A direção aprendeu outra lição, a de que era preciso se blindar, ficar independente de nomes e criar conceito de futebol que fosse perene. Na verdade, ele já existia, e ficou claro com Ceni. O Fortaleza gosta do jogo ofensivo, de velocidade e que seja direcionado ao gol. O torcedor, posicionado pela direção no topo da pirâmide, cobra isso. Por isso, veio Juan Vojvoda. Foram 15 dias de pesquisa e entrevistas até se decretar que ele era o cara. Além das ideias de jogo, tinha histórico positivo no La Calera, e no Talleres, ambos de perfil parecido ao do Fortaleza.
Vojvoda caiu como uma luva. Não pediu reforços. Chegou, olhou o vestiário e montou um time que dá gosto de ver. O Fortaleza ganhou o Cearense, briga entre os gigantes no Brasileirão e joga sem medo. O argentino tem um perfil discreto, mas é firme. Para entender mais rapidamente o clube, mora no CT. Ali, mergulha na vida do clube, aprende sobre os ídolos grafitados nos muros e absorve a cultura local. Seu legado no clube está no auxílio para a criação de um centro de dados.
O contrato de Vojvoda tem cláusula de renovação. Paz, no entanto, sabe que o sucesso dele desperta a cobiça de clubes e mercados mais endinheirados. Para não ficar órfão, o clube trabalha na criação da ID do Leão, o modelo de jogo que será adotado daqui para frente.
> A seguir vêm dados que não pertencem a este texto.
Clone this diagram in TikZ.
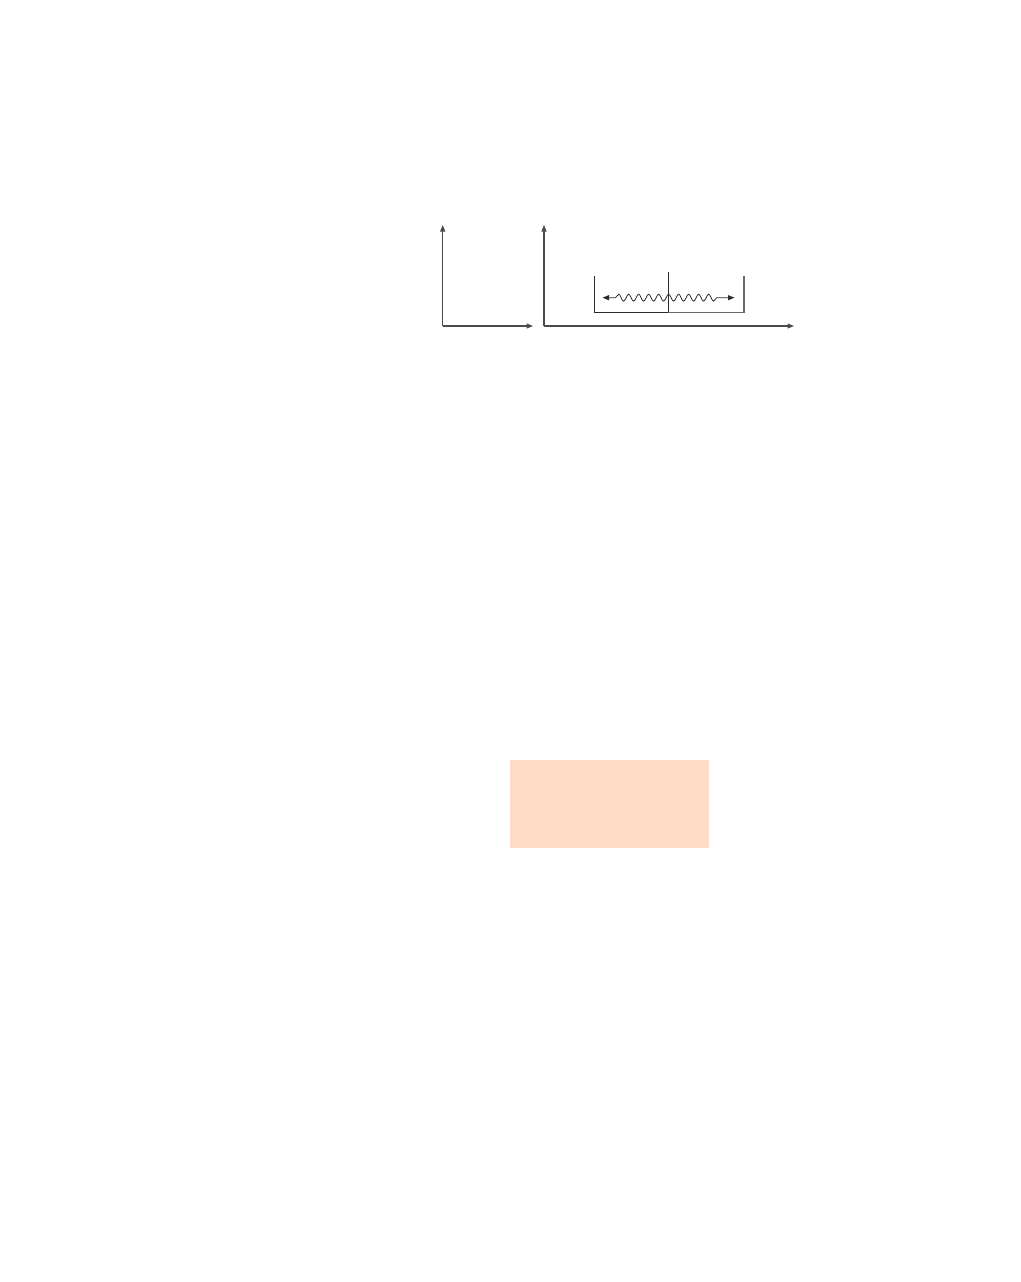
\documentclass[tikz,border=0pt]{standalone}
\usetikzlibrary{arrows.meta,decorations.pathmorphing}
\definecolor{axisgray}{HTML}{4A4A4A}
\definecolor{darkline}{HTML}{2E2A26}
\definecolor{lightline}{HTML}{6A6A6A}
\definecolor{peach}{HTML}{FEDCC7}
\tikzset{
  axis/.style={draw=axisgray, line width=1.1pt, -{Triangle[length=6.5pt,width=5pt]}},
  wall/.style={line width=1.1pt},
  wave/.style={draw=darkline, line width=0.8pt, {Triangle[length=6.5pt,width=5pt]}-{Triangle[length=6.5pt,width=5pt]},
    decorate, decoration={snake, segment length=10pt, amplitude=3.5pt, pre length=13pt, post length=13pt}}
}
\begin{document}
\begin{tikzpicture}[x=1pt,y=-1pt]
\useasboundingbox (0,0) rectangle (1020,1282);
% left axes
\coordinate (o1) at (442.7,326);
\coordinate (y1) at (442.7,225);
\coordinate (x1) at (533,326);
\draw[axis] (o1) -- (y1);
\draw[axis] (o1) -- (x1);
% right axes
\coordinate (o2) at (544,326);
\coordinate (y2) at (544,225);
\coordinate (x2) at (794,326);
\draw[axis] (o2) -- (y2);
\draw[axis] (o2) -- (x2);
% well
\coordinate (tl) at (594.7,276);
\coordinate (bl) at (594.7,312.3);
\coordinate (tm) at (668.3,272);
\coordinate (bm) at (668.3,312.3);
\coordinate (tr) at (744,276);
\coordinate (br) at (744,312.3);
\draw[wall, draw=darkline] (tl) -- (bl) -- (bm);
\draw[wall, draw=lightline] (bm) -- (br) -- (tr);
\draw[wall, draw=darkline] (tm) -- (bm);
% wave
\coordinate (wl) at (602.5,297.7);
\coordinate (wr) at (734.5,297.7);
\draw[wave] (wl) -- (wr);
% peach box
\fill[peach] (510,760) rectangle (708.5,847.5);
\end{tikzpicture}
\end{document}
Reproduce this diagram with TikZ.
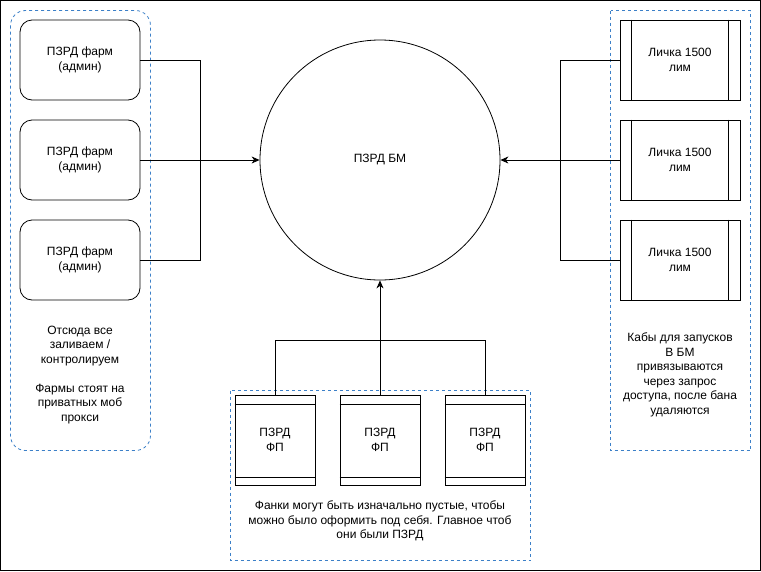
\documentclass[tikz,border=0pt]{standalone}
\usepackage{fontspec}
\setmainfont{Liberation Sans}
\usetikzlibrary{arrows.meta,positioning}
\definecolor{INK}{HTML}{000000}
\definecolor{GRP}{HTML}{3C80C8}

\begin{document}
\begin{tikzpicture}[
    x=1pt, y=-1pt,
    font=\fontsize{12}{14.5}\selectfont,
    farm/.style={draw=INK, line width=0.8pt, rounded corners=12pt, minimum width=120pt, minimum height=80pt, inner sep=0pt, align=center},
    lichka/.style={draw=INK, line width=0.8pt, minimum width=120pt, minimum height=80pt, inner sep=0pt, align=center},
    fanpage/.style={draw=INK, line width=0.8pt, minimum width=80pt, minimum height=90pt, inner sep=0pt, align=center},
    hub/.style={circle, draw=INK, line width=0.8pt, minimum size=240pt, inner sep=0pt},
    grp/.style={draw=GRP, line width=0.8pt, dash pattern=on 3pt off 3pt},
    wire/.style={draw=INK, line width=0.8pt},
    arr/.style={wire, -{Stealth[length=8pt, width=7pt, inset=2.5pt]}},
    note/.style={align=center, text=INK},
  ]
  \useasboundingbox (0,0) rectangle (761,571);
  \draw[INK, line width=1pt] (0.5,0.5) rectangle (760.5,570.5);

  % ===== groups =====
  \draw[grp, rounded corners=15pt] (10.5,10.5) rectangle (150.5,450.5);
  \draw[grp] (610.5,10.5) rectangle (750.5,450.5);
  \draw[grp] (230.5,390.5) rectangle (530.5,560.5);

  % ===== centre =====
  \node[hub] (bm) at (380,160) {ПЗРД БМ};

  % ===== LEFT: farms =====
  \foreach \i/\y in {0/60,1/160,2/260} {
    \node[farm] (f\i) at (80,\y) {ПЗРД фарм\\(админ)};
  }
  \coordinate (lj) at (200,160);
  \draw[wire] (f0.east) -| (lj);
  \draw[wire] (f2.east) -| (lj);
  \draw[wire] (f1.east) -- (lj);
  \draw[arr] (lj) -- (bm.west);
  \node[note] (lnote) at (80,375)
    {Отсюда все\\заливаем /\\контролируем\\[14.5pt]Фармы стоят на\\приватных моб\\прокси};

  % ===== RIGHT: lichki =====
  \foreach \i/\y in {0/60,1/160,2/260} {
    \node[lichka] (l\i) at (680,\y) {Личка 1500\\лим};
    \draw[wire] ([xshift=12pt]l\i.north west) -- ([xshift=12pt]l\i.south west);
    \draw[wire] ([xshift=-12pt]l\i.north east) -- ([xshift=-12pt]l\i.south east);
  }
  \coordinate (rj) at (560,160);
  \draw[wire] (l0.west) -| (rj);
  \draw[wire] (l2.west) -| (rj);
  \draw[wire] (l1.west) -- (rj);
  \draw[arr] (rj) -- (bm.east);
  \node[note] (rnote) at (680,375)
    {Кабы для запусков\\В БМ\\привязываются\\через запрос\\доступа, после бана\\удаляются};

  % ===== BOTTOM: fan pages =====
  \foreach \i/\x in {0/275,1/380,2/485} {
    \node[fanpage] (p\i) at (\x,440) {ПЗРД\\ФП};
    \draw[wire] ([yshift=-10pt]p\i.north west) -- ([yshift=-10pt]p\i.north east);
    \draw[wire] ([yshift=8pt]p\i.south west) -- ([yshift=8pt]p\i.south east);
  }
  \coordinate (bj) at (380,340);
  \draw[wire] (p0.north) |- (bj);
  \draw[wire] (p2.north) |- (bj);
  \draw[wire] (p1.north) -- (bj);
  \draw[arr] (bj) -- (bm.south);
  \node[note] (bnote) at (380,521)
    {Фанки могут быть изначально пустые, чтобы\\можно было оформить под себя. Главное чтоб\\они были ПЗРД};

\end{tikzpicture}
\end{document}
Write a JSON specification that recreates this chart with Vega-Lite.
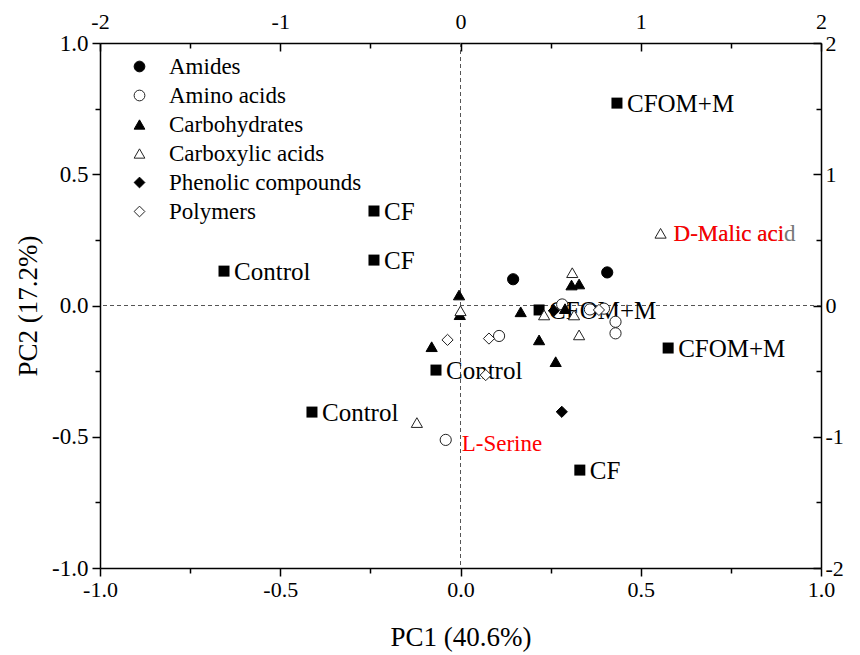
{
  "$schema": "https://vega.github.io/schema/vega-lite/v6.json",
  "width": 721,
  "height": 525,
  "autosize": "none",
  "padding": {"left": 100, "top": 43, "right": 39, "bottom": 87},
  "background": "white",
  "config": {
    "view": {"stroke": null},
    "font": "Liberation Serif",
    "axis": {
      "grid": false,
      "domainColor": "black",
      "domainWidth": 1.5,
      "tickColor": "black",
      "tickWidth": 1.5,
      "labelFont": "Liberation Serif",
      "labelFontSize": 22,
      "labelColor": "black",
      "titleFont": "Liberation Serif",
      "titleFontSize": 27,
      "titleFontWeight": "normal",
      "titleColor": "black",
      "labelFlush": false,
      "labelOverlap": false
    },
    "legend": {
      "labelFont": "Liberation Serif",
      "labelFontSize": 23,
      "labelColor": "black",
      "labelLimit": 400,
      "symbolSize": 115,
      "symbolStrokeWidth": 1,
      "labelOffset": 18,
      "rowPadding": 5,
      "padding": 0
    }
  },
  "datasets": {
    "refs": [{"v": 0}],
    "samples": [
      {"pc1": 0.434, "pc2": 0.771, "treatment": "CFOM+M"},
      {"pc1": -0.240, "pc2": 0.360, "treatment": "CF"},
      {"pc1": -0.240, "pc2": 0.173, "treatment": "CF"},
      {"pc1": -0.656, "pc2": 0.131, "treatment": "Control"},
      {"pc1": 0.218, "pc2": -0.017, "treatment": "CFOM+M"},
      {"pc1": 0.576, "pc2": -0.162, "treatment": "CFOM+M"},
      {"pc1": -0.068, "pc2": -0.246, "treatment": "Control"},
      {"pc1": -0.412, "pc2": -0.406, "treatment": "Control"},
      {"pc1": 0.331, "pc2": -0.627, "treatment": "CF"}
    ],
    "compounds": [
      {"pc1": 0.146, "pc2": 0.100, "group": "Amides", "name": ""},
      {"pc1": 0.407, "pc2": 0.126, "group": "Amides", "name": ""},
      {"pc1": 0.282, "pc2": 0.004, "group": "Amino acids", "name": ""},
      {"pc1": 0.107, "pc2": -0.116, "group": "Amino acids", "name": ""},
      {"pc1": 0.430, "pc2": -0.062, "group": "Amino acids", "name": ""},
      {"pc1": 0.430, "pc2": -0.106, "group": "Amino acids", "name": ""},
      {"pc1": -0.041, "pc2": -0.512, "group": "Amino acids", "name": "L-Serine"},
      {"pc1": 0.359, "pc2": -0.015, "group": "Amino acids", "name": ""},
      {"pc1": 0.398, "pc2": -0.012, "group": "Amino acids", "name": ""},
      {"pc1": -0.004, "pc2": 0.040, "group": "Carbohydrates", "name": ""},
      {"pc1": -0.002, "pc2": -0.035, "group": "Carbohydrates", "name": ""},
      {"pc1": 0.167, "pc2": -0.024, "group": "Carbohydrates", "name": ""},
      {"pc1": 0.308, "pc2": 0.078, "group": "Carbohydrates", "name": ""},
      {"pc1": 0.329, "pc2": 0.082, "group": "Carbohydrates", "name": ""},
      {"pc1": 0.218, "pc2": -0.131, "group": "Carbohydrates", "name": ""},
      {"pc1": 0.264, "pc2": -0.214, "group": "Carbohydrates", "name": ""},
      {"pc1": -0.080, "pc2": -0.157, "group": "Carbohydrates", "name": ""},
      {"pc1": 0.290, "pc2": -0.012, "group": "Carbohydrates", "name": ""},
      {"pc1": 0.310, "pc2": 0.125, "group": "Carboxylic acids", "name": ""},
      {"pc1": 0.000, "pc2": -0.020, "group": "Carboxylic acids", "name": ""},
      {"pc1": 0.232, "pc2": -0.036, "group": "Carboxylic acids", "name": ""},
      {"pc1": 0.315, "pc2": -0.036, "group": "Carboxylic acids", "name": ""},
      {"pc1": 0.329, "pc2": -0.112, "group": "Carboxylic acids", "name": ""},
      {"pc1": -0.121, "pc2": -0.446, "group": "Carboxylic acids", "name": ""},
      {"pc1": 0.555, "pc2": 0.275, "group": "Carboxylic acids", "name": "D-Malic acid"},
      {"pc1": 0.259, "pc2": -0.020, "group": "Phenolic compounds", "name": ""},
      {"pc1": 0.281, "pc2": -0.405, "group": "Phenolic compounds", "name": ""},
      {"pc1": -0.036, "pc2": -0.131, "group": "Polymers", "name": ""},
      {"pc1": 0.079, "pc2": -0.126, "group": "Polymers", "name": ""},
      {"pc1": 0.070, "pc2": -0.265, "group": "Polymers", "name": ""},
      {"pc1": 0.384, "pc2": -0.017, "group": "Polymers", "name": ""}
    ]
  },
  "resolve": {"axis": {"x": "independent", "y": "independent"}},
  "layer": [
    {
      "data": {"name": "refs"},
      "mark": {"type": "rule", "color": "#555555", "strokeDash": [4, 3], "strokeWidth": 1},
      "encoding": {
        "x": {
          "field": "v", "type": "quantitative",
          "scale": {"domain": [-1, 1], "nice": false, "zero": false},
          "axis": {
            "orient": "top", "title": null,
            "values": [-1, -0.75, -0.5, -0.25, 0, 0.25, 0.5, 0.75, 1],
            "labelExpr": "abs(datum.value*2 - round(datum.value*2)) < 0.01 ? replace(format(datum.value*2, 'd'), '\u2212', '-') : ''",
            "tickSize": {"condition": {"test": "abs(datum.value*2 - round(datum.value*2)) < 0.01", "value": -8}, "value": -5},
            "labelFont": "Liberation Serif", "labelFontSize": 22, "labelColor": "black",
            "labelPadding": 18
          }
        }
      }
    },
    {
      "data": {"name": "refs"},
      "mark": {"type": "rule", "color": "#555555", "strokeDash": [4, 3], "strokeWidth": 1},
      "encoding": {
        "y": {
          "field": "v", "type": "quantitative",
          "scale": {"domain": [-1, 1], "nice": false, "zero": false},
          "axis": {
            "orient": "right", "title": null,
            "values": [-1, -0.75, -0.5, -0.25, 0, 0.25, 0.5, 0.75, 1],
            "labelExpr": "abs(datum.value*2 - round(datum.value*2)) < 0.01 ? replace(format(datum.value*2, 'd'), '\u2212', '-') : ''",
            "tickSize": {"condition": {"test": "abs(datum.value*2 - round(datum.value*2)) < 0.01", "value": -8}, "value": -5},
            "labelFont": "Liberation Serif", "labelFontSize": 22, "labelColor": "black",
            "labelPadding": 12
          }
        }
      }
    },
    {
      "data": {"name": "samples"},
      "mark": {"type": "square", "filled": true, "color": "black", "size": 121, "opacity": 1},
      "encoding": {
        "x": {"field": "pc1", "type": "quantitative", "scale": {"domain": [-1, 1], "nice": false, "zero": false}, "axis": null},
        "y": {"field": "pc2", "type": "quantitative", "scale": {"domain": [-1, 1], "nice": false, "zero": false}, "axis": null}
      }
    },
    {
      "data": {"name": "samples"},
      "mark": {"type": "text", "align": "left", "baseline": "middle", "dx": 10, "dy": 1, "font": "Liberation Serif", "fontSize": 25, "color": "black"},
      "encoding": {
        "x": {"field": "pc1", "type": "quantitative", "scale": {"domain": [-1, 1], "nice": false, "zero": false}, "axis": null},
        "y": {"field": "pc2", "type": "quantitative", "scale": {"domain": [-1, 1], "nice": false, "zero": false}, "axis": null},
        "text": {"field": "treatment"}
      }
    },
    {
      "data": {"name": "compounds"},
      "mark": {"type": "point", "filled": true, "strokeWidth": 1, "size": 125, "opacity": 1},
      "encoding": {
        "x": {
          "field": "pc1", "type": "quantitative",
          "scale": {"domain": [-1, 1], "nice": false, "zero": false},
          "axis": {
            "orient": "bottom", "title": "PC1 (40.6%)",
            "values": [-1, -0.75, -0.5, -0.25, 0, 0.25, 0.5, 0.75, 1],
            "labelExpr": "abs(datum.value*2 - round(datum.value*2)) < 0.01 ? replace(format(datum.value, '.1f'), '\u2212', '-') : ''",
            "tickSize": {"condition": {"test": "abs(datum.value*2 - round(datum.value*2)) < 0.01", "value": 8}, "value": 5},
            "labelFont": "Liberation Serif", "labelFontSize": 22, "labelColor": "black",
            "labelPadding": 3,
            "titlePadding": 24
          }
        },
        "y": {
          "field": "pc2", "type": "quantitative",
          "scale": {"domain": [-1, 1], "nice": false, "zero": false},
          "axis": {
            "orient": "left", "title": "PC2 (17.2%)",
            "values": [-1, -0.75, -0.5, -0.25, 0, 0.25, 0.5, 0.75, 1],
            "labelExpr": "abs(datum.value*2 - round(datum.value*2)) < 0.01 ? replace(format(datum.value, '.1f'), '\u2212', '-') : ''",
            "tickSize": {"condition": {"test": "abs(datum.value*2 - round(datum.value*2)) < 0.01", "value": 8}, "value": 5},
            "labelFont": "Liberation Serif", "labelFontSize": 23, "labelColor": "black",
            "labelPadding": 4,
            "titlePadding": 9
          }
        },
        "shape": {
          "field": "group", "type": "nominal",
          "scale": {
            "domain": ["Amides", "Amino acids", "Carbohydrates", "Carboxylic acids", "Phenolic compounds", "Polymers"],
            "range": ["circle", "circle", "triangle-up", "triangle-up", "diamond", "diamond"]
          },
          "legend": {"title": null, "orient": "none", "legendX": 28, "legendY": 12, "symbolSize": 115}
        },
        "fill": {
          "field": "group", "type": "nominal",
          "scale": {
            "domain": ["Amides", "Amino acids", "Carbohydrates", "Carboxylic acids", "Phenolic compounds", "Polymers"],
            "range": ["black", "white", "black", "white", "black", "white"]
          },
          "legend": {"title": null, "orient": "none", "legendX": 28, "legendY": 12, "symbolSize": 115}
        },
        "stroke": {
          "field": "group", "type": "nominal",
          "scale": {
            "domain": ["Amides", "Amino acids", "Carbohydrates", "Carboxylic acids", "Phenolic compounds", "Polymers"],
            "range": ["black", "#222222", "black", "#222222", "black", "#222222"]
          },
          "legend": {"title": null, "orient": "none", "legendX": 28, "legendY": 12, "symbolSize": 115}
        }
      }
    },
    {
      "data": {"name": "compounds"},
      "transform": [{"filter": "datum.name == 'D-Malic acid'"}],
      "mark": {"type": "text", "align": "left", "baseline": "middle", "dx": 13, "dy": 1, "font": "Liberation Serif", "fontSize": 23, "color": "#777777"},
      "encoding": {
        "x": {"field": "pc1", "type": "quantitative", "scale": {"domain": [-1, 1], "nice": false, "zero": false}, "axis": null},
        "y": {"field": "pc2", "type": "quantitative", "scale": {"domain": [-1, 1], "nice": false, "zero": false}, "axis": null},
        "text": {"field": "name"}
      }
    },
    {
      "data": {"name": "compounds"},
      "transform": [{"filter": "datum.name == 'D-Malic acid'"}],
      "mark": {"type": "text", "align": "left", "baseline": "middle", "dx": 13, "dy": 1, "font": "Liberation Serif", "fontSize": 23, "color": "#ff0000", "text": "D-Malic aci"},
      "encoding": {
        "x": {"field": "pc1", "type": "quantitative", "scale": {"domain": [-1, 1], "nice": false, "zero": false}, "axis": null},
        "y": {"field": "pc2", "type": "quantitative", "scale": {"domain": [-1, 1], "nice": false, "zero": false}, "axis": null}
      }
    },
    {
      "data": {"name": "compounds"},
      "transform": [{"filter": "datum.name == 'L-Serine'"}],
      "mark": {"type": "text", "align": "left", "baseline": "middle", "dx": 16, "dy": 4, "font": "Liberation Serif", "fontSize": 23, "color": "#ff0000"},
      "encoding": {
        "x": {"field": "pc1", "type": "quantitative", "scale": {"domain": [-1, 1], "nice": false, "zero": false}, "axis": null},
        "y": {"field": "pc2", "type": "quantitative", "scale": {"domain": [-1, 1], "nice": false, "zero": false}, "axis": null},
        "text": {"field": "name"}
      }
    }
  ]
}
Perguntei a Paz se o Fortaleza mira ser o maior do Nordeste. Eis a resposta:
— Não cabe a gente afirmar somos os maiores do Nordeste. Existem várias formas de avaliar isso. Mas a ambição do Fortaleza, e digo isso de forma respeitosa, é de estar entre os maiores do Brasil, não apenas do Nordeste. Pensamos em ser conhecido no continente, como clube que tenha imagem de participar de competições sul-americanas.
Pela forma que o Fortaleza pensa o futebol e com sua gestão profissional, eu diria que isso está mais próximo do que se imagina.